"""

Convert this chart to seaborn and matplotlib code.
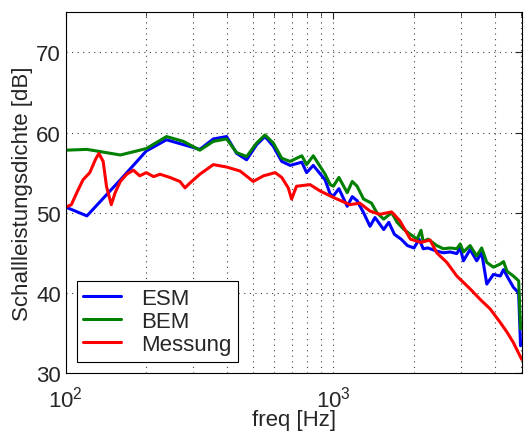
import numpy as np
import pandas as pd
import seaborn as sns
import matplotlib
matplotlib.use("Agg")
import matplotlib.pyplot as plt

# values
freq_bem = [100, 120, 160, 200, 238, 275, 317, 356, 399, 435, 474, 517, 555, 596, 641, 689,
            762, 794, 841, 931, 973, 1000, 1048, 1126, 1176, 1226, 1296, 1387, 1453, 1541,
            1650, 1730, 1835, 1939, 2054, 2124, 2165, 2256, 2432, 2576, 2730, 2890, 2975,
            3060, 3240, 3430, 3580, 3740, 3960, 4200, 4320, 4450, 4700, 4920, 5000]
bem = [57.8, 57.9, 57.2, 58.0, 59.5, 58.9, 57.8, 58.9, 59.2, 57.5, 57.0, 58.7, 59.7, 58.7, 56.8, 56.4,
       57.1, 56.0, 57.1, 54.8, 53.5, 53.3, 54.4, 52.5, 53.9, 53.3, 51.7, 51.2, 50.0, 49.2,
       50.0, 48.8, 47.9, 47.3, 46.7, 47.8, 46.4, 46.7, 45.9, 45.5, 45.6, 45.5, 46.1,
       45.1, 45.9, 44.6, 45.6, 43.8, 43.2, 43.6, 43.9, 42.7, 42.1, 41.5, 35.5]

freq_esm = [100, 120, 160, 200, 238, 317, 356, 399, 435, 474, 517, 555, 596, 641, 689, 762,
            794, 841, 931, 973, 1000, 1048, 1126, 1176, 1226, 1296, 1370, 1430, 1541, 1610,
            1690, 1790, 1890, 2000, 2090, 2165, 2256, 2432, 2576, 2730, 2890, 2975, 3060,
            3240, 3430, 3580, 3740, 3960, 4200, 4320, 4450, 4700, 4920, 5000]
esm = [50.7, 49.6, 54.1, 57.7, 59.1, 57.9, 59.2, 59.5, 57.4, 56.6, 58.5, 59.5, 58.3, 56.4, 55.9, 56.3,
       55.0, 55.9, 54.1, 52.3, 52.1, 53.0, 50.8, 52.0, 51.5, 50.0, 48.3, 49.4, 47.9, 48.8,
       47.3, 46.7, 45.9, 45.6, 46.7, 45.5, 45.6, 45.2, 45.0, 45.1, 44.9, 45.6, 44.0,
       45.4, 44.0, 45.0, 41.1, 42.3, 42.1, 42.9, 42.1, 40.7, 40.0, 33.4]

freq_mess = [100, 105, 110, 116, 123, 129, 133, 138, 142, 148, 153, 160, 169, 179, 189, 200,
             213, 225, 245, 267, 279, 291, 317, 356, 399, 448, 502, 548, 606, 641, 678, 698,
             728, 818, 893, 1000, 1153, 1254, 1370, 1492, 1650, 1770, 1939, 2124, 2296, 2432,
             2652, 2890, 3240, 3530, 3850, 4200, 4450, 4700, 5050]
mess = [50.7, 51.0, 52.5, 54.1, 55.0, 56.6, 57.4, 56.4, 53.3, 51.0, 52.5, 53.9, 54.8, 55.3, 54.6, 55.0,
        54.5, 54.8, 54.4, 53.9, 53.1, 53.7, 54.8, 56.0, 55.7, 55.2, 53.9, 54.6, 55.0, 54.4, 53.1, 51.7,
        53.3, 53.5, 52.7, 51.9, 51.0, 51.2, 50.2, 49.8, 50.1, 49.0, 46.7, 46.3, 46.6, 45.0,
        43.8, 42.1, 40.5, 39.2, 38.0, 36.3, 35.1, 33.8, 31.7]

sns.set_style("white")
plt.rcParams['font.family'] = ['Liberation Sans', 'DejaVu Sans']

fig = plt.figure(figsize=(5.24, 4.35), dpi=100)
ax = fig.add_axes([0.1254, 0.1402, 0.8702, 0.8292])

sns.lineplot(x=freq_esm, y=esm, ax=ax, color=(0, 0, 1), linewidth=2.2, label="ESM")
sns.lineplot(x=freq_bem, y=bem, ax=ax, color=(0, 0.5, 0), linewidth=2.2, label="BEM")
sns.lineplot(x=freq_mess, y=mess, ax=ax, color=(1, 0, 0), linewidth=2.2, label="Messung")

ax.set_xscale("log")
ax.set_xlim(100, 5050)
ax.set_ylim(30, 75)
ax.set_yticks([30, 40, 50, 60, 70])
ax.grid(True, which="both", axis="x", linestyle=(0, (1, 4)), color="0.25", linewidth=0.8)
ax.grid(True, which="major", axis="y", linestyle=(0, (1, 4)), color="0.25", linewidth=0.8)
ax.tick_params(which="both", direction="in", top=True, right=True, labelsize=16)
ax.tick_params(which="major", length=5)
ax.tick_params(which="minor", length=3)
ax.tick_params(axis="x", pad=9)
for s in ax.spines.values():
    s.set_color("k")
    s.set_linewidth(0.8)

ax.set_xlabel("freq [Hz]", fontsize=16, labelpad=-2)
ax.set_ylabel("Schallleistungsdichte [dB]", fontsize=16, labelpad=2)

leg = ax.legend(loc="lower left", fontsize=16, frameon=True, fancybox=False,
                edgecolor="k", handlelength=1.7, handletextpad=0.9, borderpad=0.3,
                labelspacing=0.1, borderaxespad=0.5, framealpha=1)
leg.get_frame().set_linewidth(0.8)

fig.savefig("out.png", dpi=100)
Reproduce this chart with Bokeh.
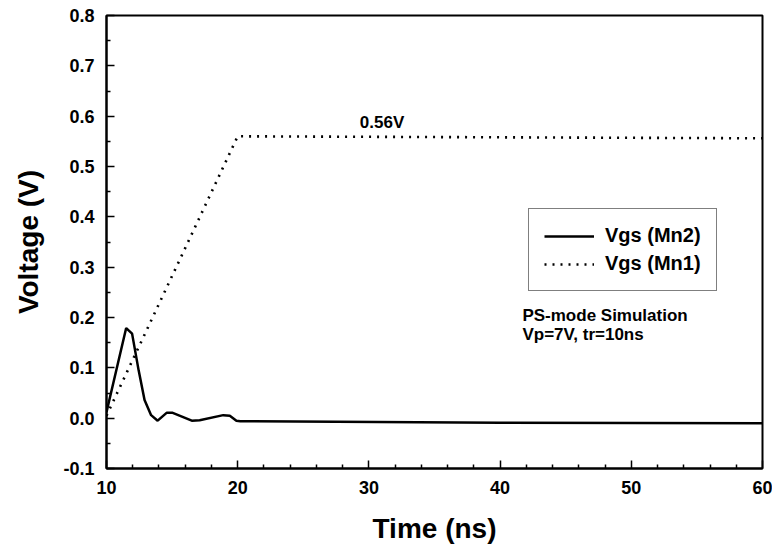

"""

[GIVEN REQUEST]
Filter the entries down to the lines containing "this". Copy each of those lines.

[FINAL RESULT]
Convert this chart to seaborn and matplotlib code.
Reproduce this chart with Bokeh.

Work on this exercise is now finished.